Demonstrating a substantial economic presence is satisfied by way of a two-part test:
- The first part of the test determines whether the included entity is conducting its core income-generating activities (CIGA) in The Bahamas. Industry-specific CIGA are outlined in Part II Section 5(4) of CESRA. You are encouraged to refer to the Act to determine the CIGA relevant to your entity. As a general rule, CIGA entail adequate:
- amounts of annual operating expenditure;
- levels of qualified full-time employees; and
- physical offices.
- The second part of the test determines whether the included entity’s direction and management are located in The Bahamas, which is satisfied by five requirements:
- an adequate number of meetings of the included entity’s board of directors must take place in The Bahamas;
- at least a quorum of the board must be physically present in The Bahamas during the meetings;
- strategic decisions concerning the included entity must be made at the above-mentioned meetings and recorded in the meeting minutes;
- all of the included entity’s records and minutes must be kept in The Bahamas; and
- the board of directors as a whole must possess the necessary knowledge and expertise to discharge its duties.
The deadline for meeting CESRA’s substantial economic presence requirement is 30 June 2019.
Exceptions to the Substantial Economic Presence Requirement
- Any entity which:
1. Conducts its core income-generating activities in The Bahamas; and
2. Is 100 percent-owned by natural persons who are ordinarily resident in The Bahamas or who possess a certificate of annual or permanent residence and physically reside in The Bahamas for a minimum cumulative period of three months of every calendar year.
- A pure equity holding company is an included entity which only holds equity participation interest and earns dividends or other income from its equity participation interest. A typical example is a holding company of an operating subsidiary company. A pure equity holding company has reduced substantial economic presence requirements, whereby it is only required to have adequate human resources and premises.
- A passive holding entity is a non-included entity which is not engaged in any of the activities above, and does not own a subsidiary engaged in such activities. Passive holding entities are exempt from the substantial economic presence requirement.
- Any included entity may elect instead to demonstrate its residency in another jurisdiction. To do so, the entity must be able to show that it resides where its real business is conducted, and that the conducted business takes place where the entity’s central management and control reside. The included entity must certify its foreign tax residency in writing to the Minister of Finance and produce evidence of its compliance with that jurisdiction’s tax requirements. Evidence of tax residency in a foreign jurisdiction may be satisfied through the provision of a combination of the following:
- Tax identification number issued by the foreign jurisdiction;
- Tax residency certificate issued by the foreign jurisdiction;
- Official receipt or statement issued by the foreign tax authority;
- Certification by the included entity that the majority of the meetings of its board of directors or other controlling persons took place in the foreign jurisdiction; and/or
- Proof of the ordinary residence of the majority of the board of directors or controlling persons of a non-corporate entity.
Penalties and Enforcement
A failure to meet the substantial economic presence requirement or demonstrate compliant tax residency status in another jurisdiction will ultimately result in the included entity being struck from the Register of Companies in The Bahamas. A breach of the substantial economic presence requirement may also subject the entity to administrative fines.

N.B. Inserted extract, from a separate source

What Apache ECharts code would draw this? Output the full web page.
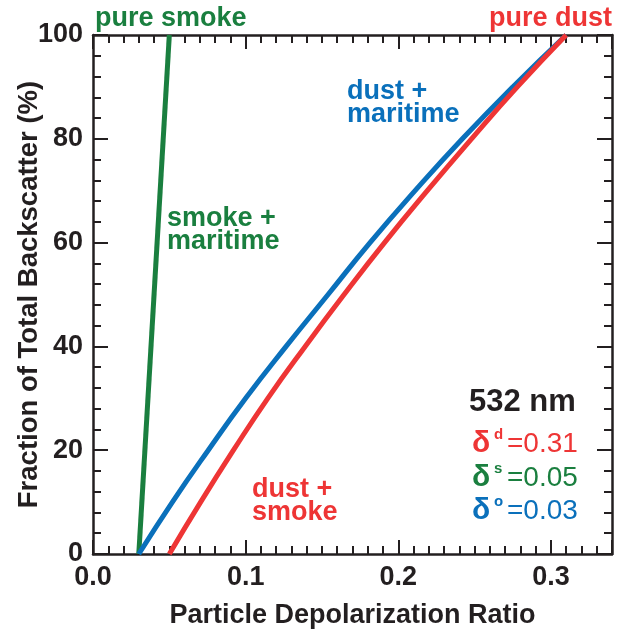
<!DOCTYPE html>
<html>
<head>
    <meta charset="UTF-8">
    <title>Particle Depolarization Ratio</title>
    <script src="https://cdn.jsdelivr.net/npm/echarts@6/dist/echarts.min.js"></script>
    <style>
        html, body { margin: 0; padding: 0; background: #fff; }
        #chart { width: 630px; height: 630px; }
    </style>
</head>
<body>
    <div id="chart"></div>

    <script>
        // curves: [depolarization ratio, fraction %]
        const fraction = [0, 10, 20, 30, 40, 50, 60, 70, 80, 90, 100];
        const smokeMaritime = [[0.030, 0], [0.050, 100]];
        const dustMaritimeX = [0.030, 0.052, 0.0755, 0.100, 0.1265, 0.154, 0.1815, 0.211, 0.242, 0.275, 0.310];
        const dustSmokeX = [0.050, 0.0705, 0.092, 0.1145, 0.139, 0.1645, 0.191, 0.219, 0.248, 0.278, 0.310];

        const GREEN = '#1a7f3f';
        const BLUE = '#0a70bb';
        const RED = '#ee3535';
        const INK = '#231f20';
        const FONT = '"Liberation Sans", Arial, sans-serif';

        const chart = echarts.init(document.getElementById('chart'));

        function xAx(pos, interval, len, withLabel) {
            return {
                type: 'value', position: pos, min: 0, max: 0.34, interval: interval,
                axisLine: { show: withLabel !== null, onZero: false, lineStyle: { color: INK, width: 2.5 } },
                axisTick: { inside: true, length: len, lineStyle: { color: INK, width: 2 } },
                axisLabel: withLabel ? {
                    margin: 10, color: INK, fontFamily: FONT, fontWeight: 'bold', fontSize: 27,
                    formatter: v => Math.abs(v * 10 - Math.round(v * 10)) < 1e-6 ? v.toFixed(1) : ''
                } : { show: false },
                splitLine: { show: false }
            };
        }
        function yAx(pos, interval, len, withLabel) {
            return {
                type: 'value', position: pos, min: 0, max: 100, interval: interval,
                axisLine: { show: withLabel !== null, onZero: false, lineStyle: { color: INK, width: 2.5 } },
                axisTick: { inside: true, length: len, lineStyle: { color: INK, width: 2 } },
                axisLabel: withLabel ? {
                    margin: 10, color: INK, fontFamily: FONT, fontWeight: 'bold', fontSize: 27
                } : { show: false },
                splitLine: { show: false }
            };
        }

        const xMain = xAx('bottom', 0.1, 14, true);
        xMain.name = 'Particle Depolarization Ratio';
        xMain.nameLocation = 'middle';
        xMain.nameGap = 48;
        xMain.nameMoveOverlap = false;
        xMain.nameTextStyle = { color: INK, fontFamily: FONT, fontWeight: 'bold', fontSize: 27 };

        const yMain = yAx('left', 20, 15, true);
        yMain.name = 'Fraction of Total Backscatter (%)';
        yMain.nameLocation = 'middle';
        yMain.nameGap = 50;
        yMain.nameMoveOverlap = false;
        yMain.nameTextStyle = { color: INK, fontFamily: FONT, fontWeight: 'bold', fontSize: 27.5 };

        function label(text, x, y, color) {
            return {
                type: 'text', left: x, top: y,
                style: { text: text, fill: color, font: 'bold 27px ' + FONT, lineHeight: 23 }
            };
        }
        function delta(sup, value, y, color) {
            return [
                { type: 'text', left: 472, top: y - 1, style: { text: 'δ', fill: color, font: 'bold 30px ' + FONT } },
                { type: 'text', left: 494, top: y - 3, style: { text: sup, fill: color, font: 'bold 15px ' + FONT } },
                { type: 'text', left: 507, top: y, style: { text: '=' + value, fill: color, font: '28px ' + FONT } }
            ];
        }

        const option = {
            animation: false,
            grid: { left: 93, right: 18, top: 35, bottom: 76, outerBoundsMode: 'none' },
            xAxis: [
                xMain,
                xAx('bottom', 0.01, 8, null),
                xAx('top', 0.1, 14, false),
                xAx('top', 0.01, 8, null)
            ],
            yAxis: [
                yMain,
                yAx('left', 4, 8, null),
                yAx('right', 20, 15, false),
                yAx('right', 4, 8, null)
            ],
            series: [
                { type: 'line', data: smokeMaritime, showSymbol: false, lineStyle: { color: GREEN, width: 5 } },
                { type: 'line', data: dustMaritimeX.map((x, i) => [x, fraction[i]]), smooth: true, showSymbol: false, lineStyle: { color: BLUE, width: 5 } },
                { type: 'line', data: dustSmokeX.map((x, i) => [x, fraction[i]]), smooth: true, showSymbol: false, lineStyle: { color: RED, width: 5 } }
            ],
            graphic: [
                label('pure smoke', 95, 5, GREEN),
                label('pure dust', 489, 5, RED),
                label('dust +\nmaritime', 347, 78, BLUE),
                label('smoke +\nmaritime', 167, 205, GREEN),
                label('dust +\nsmoke', 252, 476, RED),
                { type: 'text', left: 469, top: 387, style: { text: '532 nm', fill: INK, font: 'bold 31px ' + FONT } }
            ].concat(
                delta('d', '0.31', 430, RED),
                delta('s', '0.05', 464, GREEN),
                delta('o', '0.03', 497, BLUE)
            )
        };

        chart.setOption(option);
    </script>
</body>
</html>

If you believe your entity may be classified as an included entity (inclusive of a pure equity holding company) under CESRA, we ask that you contact Lennox Paton Corporate Services as a matter of priority for future guidance.
CESRA is expected to impact commercial entities as defined above, inclusive of both included entities and non-included entities. Each commercial entity is required to submit an annual declaration through the Ministry of Finance’s online portal. The respective declaration filed by the entity, will be selected from Forms A through D in the first schedule of the Act, depending on the entity’s classification under CESRA. The deadline for filing is nine months after the end of each respective entity’s fiscal year.